With the industry facing staffing shortages, Neil Rankin asks what we're doing to make our businesses a desirable place to work.
Sometimes I believe that the greatest enemy the restaurant industry has is itself. I'm hearing groans about staff and skill shortages, which are being blamed on Brexit and the pandemic. While I mostly agree the effect both have had, I'm also seeing a performance I've seen played over and over by the same people, and it's getting really boring to watch.
The restaurant industry is not one to drop to its knees at the first sign of danger. It's an industry that prides itself on overcoming adversity and pushing on regardless of what is ahead. And that's great, but much of it is still so wrong.
Why chefs and front of house don't want to work any more isn't the question. Why should they? Seriously, what do we have for them? Good pay? Not really. Good hours? Definitely not. Good benefits? Not ever. Job satisfaction? Respect? Most of the time it's the opposite.
We've pinned ourself into a corner by creating a system that only attracts low-paid, transient staff. We blame them for not wanting to return after they've seen the government pay better wages for them to sit at home.
We've pinned ourself into a corner by creating a system that only attracts low-paid, transient staff. We blame them for not wanting to return, after they've seen the government pay better wages for them to sit at home
They've seen jobs for delivery companies with better hours and none of the ego politics. Most people just want to go to work and earn money – they can find that anywhere else, with a better quality of life and probably better pay. Why would they go back?
Do you think they miss chopping vegetables in a hot room, or polishing cutlery, or carrying plates, with customers or managers shouting at them all day? Tell me what the upside is. Tell me what makes this long, gruelling career attractive to anyone.

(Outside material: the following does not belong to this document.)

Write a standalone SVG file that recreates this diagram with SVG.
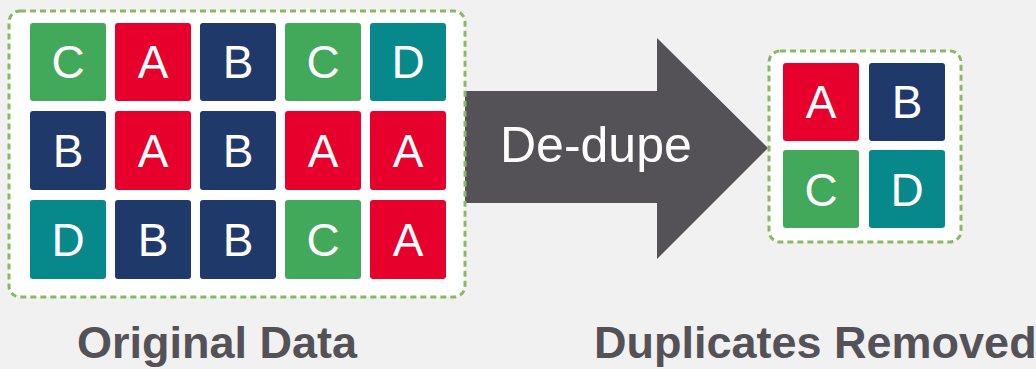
<svg xmlns="http://www.w3.org/2000/svg" width="1036" height="369" viewBox="0 0 1036 369">
<style>
.box{fill:#ffffff;stroke:#8bb863;stroke-width:3;stroke-dasharray:6 4}
.g{fill:#42a95a}.r{fill:#e8002c}.n{fill:#20396b}.d{fill:#07888a}
.l{font-family:"Liberation Sans",Arial,sans-serif;font-size:46px;fill:#ffffff;text-anchor:middle}
.cap{font-family:"Liberation Sans",Arial,sans-serif;font-size:45px;font-weight:bold;fill:#545257}
</style>
<rect width="1036" height="369" fill="#f1f1f1"/>
<g id="connectors">
<polygon points="465,91 657,91 657,38 768,148 657,259 657,203 465,203" fill="#545257"/>
<text x="500" y="162" font-family="Liberation Sans,Arial,sans-serif" font-size="50" fill="#ffffff">De-dupe</text>
</g>
<g id="original">
<rect class="box" x="9" y="11" width="456" height="286" rx="11"/>
<g id="o11"><rect class="g" x="30" y="23" width="76" height="78" rx="3"/><text class="l" x="68" y="78">C</text></g>
<g id="o12"><rect class="r" x="115" y="23" width="76" height="78" rx="3"/><text class="l" x="153" y="78">A</text></g>
<g id="o13"><rect class="n" x="200" y="23" width="76" height="78" rx="3"/><text class="l" x="238" y="78">B</text></g>
<g id="o14"><rect class="g" x="285" y="23" width="76" height="78" rx="3"/><text class="l" x="323" y="78">C</text></g>
<g id="o15"><rect class="d" x="370" y="23" width="76" height="78" rx="3"/><text class="l" x="408" y="78">D</text></g>
<g id="o21"><rect class="n" x="30" y="111" width="76" height="79" rx="3"/><text class="l" x="68" y="167">B</text></g>
<g id="o22"><rect class="r" x="115" y="111" width="76" height="79" rx="3"/><text class="l" x="153" y="167">A</text></g>
<g id="o23"><rect class="n" x="200" y="111" width="76" height="79" rx="3"/><text class="l" x="238" y="167">B</text></g>
<g id="o24"><rect class="r" x="285" y="111" width="76" height="79" rx="3"/><text class="l" x="323" y="167">A</text></g>
<g id="o25"><rect class="r" x="370" y="111" width="76" height="79" rx="3"/><text class="l" x="408" y="167">A</text></g>
<g id="o31"><rect class="d" x="30" y="200" width="76" height="79" rx="3"/><text class="l" x="68" y="256">D</text></g>
<g id="o32"><rect class="n" x="115" y="200" width="76" height="79" rx="3"/><text class="l" x="153" y="256">B</text></g>
<g id="o33"><rect class="n" x="200" y="200" width="76" height="79" rx="3"/><text class="l" x="238" y="256">B</text></g>
<g id="o34"><rect class="g" x="285" y="200" width="76" height="79" rx="3"/><text class="l" x="323" y="256">C</text></g>
<g id="o35"><rect class="r" x="370" y="200" width="76" height="79" rx="3"/><text class="l" x="408" y="256">A</text></g>
</g>
<g id="deduped">
<rect class="box" x="769" y="51" width="192" height="191" rx="11"/>
<g id="dA"><rect class="r" x="783" y="63" width="76" height="78" rx="3"/><text class="l" x="821" y="118">A</text></g>
<g id="dB"><rect class="n" x="869" y="63" width="76" height="78" rx="3"/><text class="l" x="907" y="118">B</text></g>
<g id="dC"><rect class="g" x="783" y="150" width="76" height="78" rx="3"/><text class="l" x="821" y="206">C</text></g>
<g id="dD"><rect class="d" x="869" y="150" width="76" height="78" rx="3"/><text class="l" x="907" y="206">D</text></g>
</g>
<g id="labels">
<text class="cap" x="77" y="358">Original Data</text>
<text class="cap" x="594" y="358">Duplicates Removed</text>
</g>
</svg>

The problem, however, isn't the job – it's the culture that's killing it. This idea of God-like chefs, the army rhetoric and the hierarchical structure that belongs in the early 19th-century. While the rest of the world is adapting to the pandemic by creating a working structure based on flexibility and home working, we're trying to shove people back into the same old system – with the only changes being that we've made their jobs harder, more dangerous and more stressful. What are we doing to keep them?
If you're not spending every day asking yourself, ‘how do I make this a place people want to work?'; if you're not worrying about your staff's futures as much as or even more than your own; if you're not empowering your staff to create, evolve and achieve their own goals and dreams; if you don't give them credit for the things they create in your name; if you don't respect their private commitments as much as their work ones; if you're not thinking about their mental heath; if you're not thinking about how to develop your business to give people jobs to grow into; if you're not creating a diverse workforce and constantly thinking about training and what benefits you can offer – then you're in for a hard few years. What you're doing is running a company for you, when it should be for everyone.

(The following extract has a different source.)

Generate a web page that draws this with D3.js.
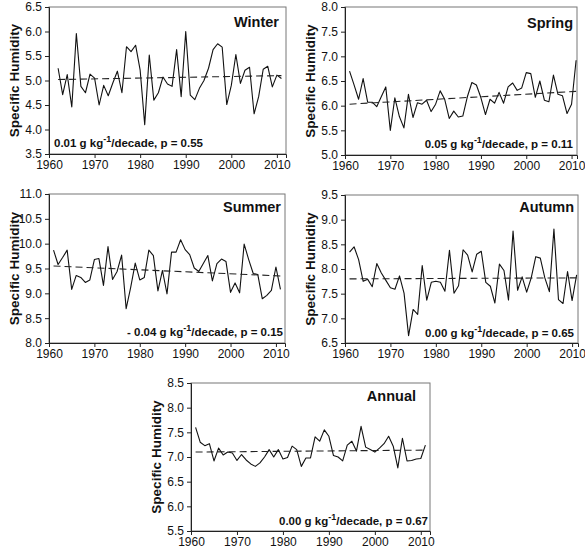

These aren't fantastical ideas – this is just how good companies should work. Some industries are constantly pushing to be better and better, while we sit around talking about how lazy everyone is today. In reality it's us who are too lazy to adjust our prices and systems to look after our staff, as they work their asses off and sacrifice their social lives and mental health.
We need to build businesses that benefit everyone. When the focus of a company shifts away from the goals of just one individual or a financial goal, then – and only then – will people want to work with us again.